Giving Thanks. Picture me driving with the windows down handing out large Toblerone's and bottles of Moet to those on the fringes of my friendship circle that displayed generosity and kindness. This year it included a school mum with a home yoga studio who invited me to use the space as often as I liked and the excellent Nat Thomas, whose blog Natty Solo, a natural born investigator and agitator that has taken a blow torch to the gender inequities of artworld in true style.  

Just as I'm gearing up for Christmas Cheer and Getting Jolly, confusingly I find myself Getting Sad. This always takes me by surprise. I usually cotton on when I catch tears leaking down my face for no apparent reason. But this year there are reasons a-plenty to cry. The feature length film script that didn't make it into production -– only fourteen years of hopes and dreams in that 90 pages – now consigned to the metaphorical trash. And children who are properly unwell. 
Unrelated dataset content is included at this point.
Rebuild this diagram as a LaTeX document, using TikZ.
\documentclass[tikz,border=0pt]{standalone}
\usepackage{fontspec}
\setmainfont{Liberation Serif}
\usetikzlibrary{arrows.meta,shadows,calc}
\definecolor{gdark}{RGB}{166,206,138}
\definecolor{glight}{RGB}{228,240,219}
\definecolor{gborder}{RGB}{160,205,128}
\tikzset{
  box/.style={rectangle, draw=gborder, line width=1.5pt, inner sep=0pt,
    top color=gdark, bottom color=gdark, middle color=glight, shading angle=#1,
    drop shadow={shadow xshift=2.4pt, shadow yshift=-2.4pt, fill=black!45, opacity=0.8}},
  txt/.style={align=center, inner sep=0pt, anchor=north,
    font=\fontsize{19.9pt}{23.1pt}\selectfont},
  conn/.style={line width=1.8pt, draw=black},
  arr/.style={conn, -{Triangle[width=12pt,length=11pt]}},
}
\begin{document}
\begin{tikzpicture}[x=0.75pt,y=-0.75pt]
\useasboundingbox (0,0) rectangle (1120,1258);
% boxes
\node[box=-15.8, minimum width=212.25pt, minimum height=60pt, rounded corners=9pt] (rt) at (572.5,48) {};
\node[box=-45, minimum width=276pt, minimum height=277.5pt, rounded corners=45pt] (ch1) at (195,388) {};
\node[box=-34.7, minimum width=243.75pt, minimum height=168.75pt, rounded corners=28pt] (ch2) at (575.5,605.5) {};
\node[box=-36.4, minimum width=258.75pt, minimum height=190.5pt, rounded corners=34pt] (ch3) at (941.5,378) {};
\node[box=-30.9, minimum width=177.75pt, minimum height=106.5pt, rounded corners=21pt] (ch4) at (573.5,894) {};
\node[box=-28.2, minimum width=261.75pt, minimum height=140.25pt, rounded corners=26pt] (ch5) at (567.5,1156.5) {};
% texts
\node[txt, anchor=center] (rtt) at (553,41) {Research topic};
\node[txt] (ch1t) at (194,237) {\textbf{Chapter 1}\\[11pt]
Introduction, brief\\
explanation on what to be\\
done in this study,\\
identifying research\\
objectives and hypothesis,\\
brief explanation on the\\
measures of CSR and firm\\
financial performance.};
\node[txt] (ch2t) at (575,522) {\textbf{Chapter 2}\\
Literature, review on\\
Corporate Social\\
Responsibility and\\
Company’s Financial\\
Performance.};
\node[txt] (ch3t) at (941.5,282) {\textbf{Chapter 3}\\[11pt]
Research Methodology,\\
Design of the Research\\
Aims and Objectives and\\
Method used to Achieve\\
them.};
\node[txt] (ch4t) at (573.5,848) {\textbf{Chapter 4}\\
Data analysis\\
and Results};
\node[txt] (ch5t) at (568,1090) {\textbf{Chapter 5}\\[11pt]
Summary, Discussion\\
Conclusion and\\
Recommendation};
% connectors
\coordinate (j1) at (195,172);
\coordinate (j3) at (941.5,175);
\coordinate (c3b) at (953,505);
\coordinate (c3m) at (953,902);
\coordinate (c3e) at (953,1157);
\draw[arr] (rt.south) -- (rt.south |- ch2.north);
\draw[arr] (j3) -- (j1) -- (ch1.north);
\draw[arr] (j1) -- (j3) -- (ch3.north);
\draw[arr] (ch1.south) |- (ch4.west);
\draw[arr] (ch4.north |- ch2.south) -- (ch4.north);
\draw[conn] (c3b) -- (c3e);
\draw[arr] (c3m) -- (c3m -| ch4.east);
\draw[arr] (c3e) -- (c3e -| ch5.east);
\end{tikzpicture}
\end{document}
This was a year when I stepped off the hamster wheel and into deep time or 'only being' in the parlance of wellness guru Elizabeth Lesser by way of Albert Einstein. Just being. There was no other way. 

It was a year in which I often felt isolated; bad times can be like that. Sharing problems felt like a risky proposition. For every friend who met my woes with an open heart there were just as many who looked at me with pity, glad that misfortune had not visited them. 

It was a year in which I became softer – and a year in which I toughened up. 

Once my tear ducts, the very ones that had put in touch with my feelings of disappointment and pain ran dry, I wandered into the living room where I found my man playing the bass guitar.

Thump, thump, thump. 

The sound was like a beating heart. My heart. His heart. Our hearts.